On the governance side, however, the landscape remains less clear. It is true that the sanctions imposed by the European Union, including the seizure of his assets, forced the Russian Alisher Usmanov to step down as president of the International Fencing Federation (FIE). But the two other Russians at the head of an international sports body, Umar Kremlev in boxing (IBA) and Vladimir Lisin in shooting (ISSF), are still in place.

The same situation applies to the IOC. Its two Russian members, Shamil Tarpishchev and Yelena Isinbayeva, retain their status. They are not banned, unlike the athletes. Nor are they temporarily excluded.

What happens next? It looks confusing. On the sporting field, i.e. the competitions, the Ukrainians should be able to hold their place, despite the invasion of their country and the difficulties of training and travelling. The solidarity effort initiated by several international federations (boxing, canoeing) should enable the athletes to hold their ground. A Ukrainian delegation of six athletes, all women, is expected to attend the World Indoor Athletics Championships in Belgrade (18-20 March) at the end of the week.

The Russians, on the other hand, can put away their uniforms. Participation in competitions is now virtually impossible for them, even in sports where they are allowed under the guise of neutrality. The recent announcement by the Russian Judo Federation that it will not take part in any international events is proof of this. The Russian judo federation explained its decision by the insecurity that could envelop its judokas in competitions, and by the impossibility of travelling to a large number of countries in the world.

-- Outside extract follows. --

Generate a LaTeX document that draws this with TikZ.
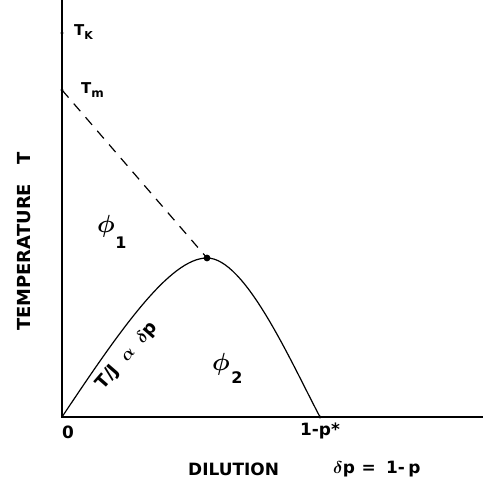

Elsewhere, the Olympic movement can look forward to an uncertain period. The Court of Arbitration for Sport (CAS) is due to give its verdict in the coming days after the Russian Football Federation was excluded by FIFA from the play-offs for the 2022 World Cup in Qatar. It should set the tone for possible future proceedings.

Sebastian Coe, the president of World Athletics, explained this earlier this week in an online press briefing: “There’s not a single sports federation out there that naturally wants to exclude teams or individuals. That’s not something that we came into the sport for. The Russian invasion of Ukraine was a game changer for international sport. We absolutely accept that this will set precedents and those precedents will have to be faced individually and sequentially and they will be with us for years. We haven’t made this easy on ourselves but it is still the right decision.”

Unlike most of his counterparts, Sebastian Coe speaks from experience. World Athletics did not wait for the war in Ukraine to wipe Russia off the world athletics map. Its federation, RusAF, has been excluded since the end of 2015 for having established a culture of doping on a national scale. The participation of Russian athletes was, until the last two weeks, conditional on obtaining neutrality status.